The parties had been married less than a year when the complaint was filed. After the commencement of the action a child was born of the marriage who was eight months old at the time of the trial. In view of the age of the child and the necessity for its mother’s constant attention to it, the implied finding of the necessity for the award of permanent support to respondent in the sum of $100 per month will not be disturbed.

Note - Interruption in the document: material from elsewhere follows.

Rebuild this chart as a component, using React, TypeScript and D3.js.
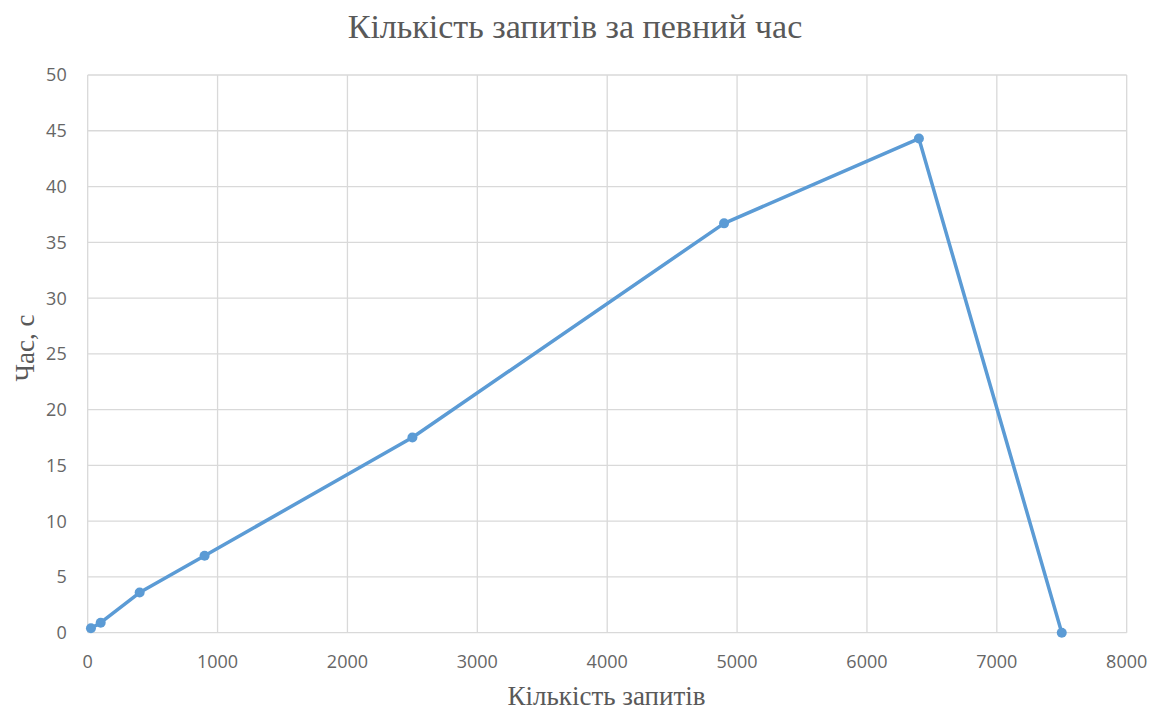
import React from "react";
import * as d3 from "d3";

const requests = [25, 100, 400, 900, 2500, 4900, 6400, 7500];
const seconds = [0.4, 0.9, 3.6, 6.9, 17.5, 36.7, 44.3, 0];
const xTicks = [0, 1000, 2000, 3000, 4000, 5000, 6000, 7000, 8000];
const yTicks = [0, 5, 10, 15, 20, 25, 30, 35, 40, 45, 50];
const title = "Кількість запитів за певний час";
const xTitle = "Кількість запитів";
const yTitle = "Час, с";

const W = 1152, H = 711;
const m = { left: 87.7, right: 1126.7, top: 75, bottom: 632.7 };

export default function App() {
  const x = d3.scaleLinear().domain([0, 8000]).range([m.left, m.right]);
  const y = d3.scaleLinear().domain([0, 50]).range([m.bottom, m.top]);
  const pts = requests.map((r, i) => [r, seconds[i]] as [number, number]);
  const line = d3.line<[number, number]>().x(d => x(d[0])).y(d => y(d[1]));
  const serif = "'Liberation Serif', 'Times New Roman', serif";
  const sans = "'Open Sans', 'Liberation Sans', sans-serif";
  return (
    <svg width={W} height={H} style={{ position: "absolute", left: 0, top: 0, background: "#fff" }}>
      <rect width={W} height={H} fill="#fff" />
      {xTicks.map(t => (
        <line key={"gx" + t} x1={x(t)} x2={x(t)} y1={m.top} y2={m.bottom} stroke="#d9d9d9" strokeWidth={1.3} />
      ))}
      {yTicks.map(t => (
        <line key={"gy" + t} x1={m.left} x2={m.right} y1={y(t)} y2={y(t)} stroke="#d9d9d9" strokeWidth={1.3} />
      ))}
      {xTicks.map(t => (
        <text key={"tx" + t} x={x(t)} y={m.bottom + 35} textAnchor="middle" fontFamily={sans} fontSize={18} fill="#666">{t}</text>
      ))}
      {yTicks.map(t => (
        <text key={"ty" + t} x={m.left - 21} y={y(t)} dy="0.36em" textAnchor="end" fontFamily={sans} fontSize={18} fill="#666">{t}</text>
      ))}
      <path d={line(pts) || ""} fill="none" stroke="#5b9bd5" strokeWidth={3.5} strokeLinejoin="round" />
      {pts.map((p, i) => (
        <circle key={i} cx={x(p[0])} cy={y(p[1])} r={5} fill="#5b9bd5" />
      ))}
      <text x={575} y={38} textAnchor="middle" fontFamily={serif} fontSize={34} fill="#595959">{title}</text>
      <text x={606.5} y={705} textAnchor="middle" fontFamily={serif} fontSize={27} fill="#595959">{xTitle}</text>
      <text transform={`translate(34, ${348}) rotate(-90)`} textAnchor="middle" fontFamily={serif} fontSize={27} fill="#595959">{yTitle}</text>
    </svg>
  );
}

The implied finding of appellant’s ability to pay the amount awarded is sustained by the evidence. He was permanently employed in the United States Post Office Department; his annual income was shown to be approximately $3,600 from salary and rentals; during the marriage he had given respondent about $100 per month; in the year preceding the trial he had sold property (title to which he had taken in the name of his cousin) for about the sum of $1,000 above the purchase price after paying expenses of sale. After deductions for taxes and for his own living expenses he was still able to pay the amount required by the judgment. The amount awarded was not unreasonable.
Judgment affirmed.
Moore, P. J., concurred.
The terms “presume” and “presumption” are deemed to have been used in the cases cited herein synonymously with “assume” and “assumption” and do not import presumptions defined in the Code of Civil Procedure. In practical effect it would be more accurate to say that the absence of findings or of evidence, or of both, from the record on appeal is a waiver of the right of the appellant to question their sufficiency.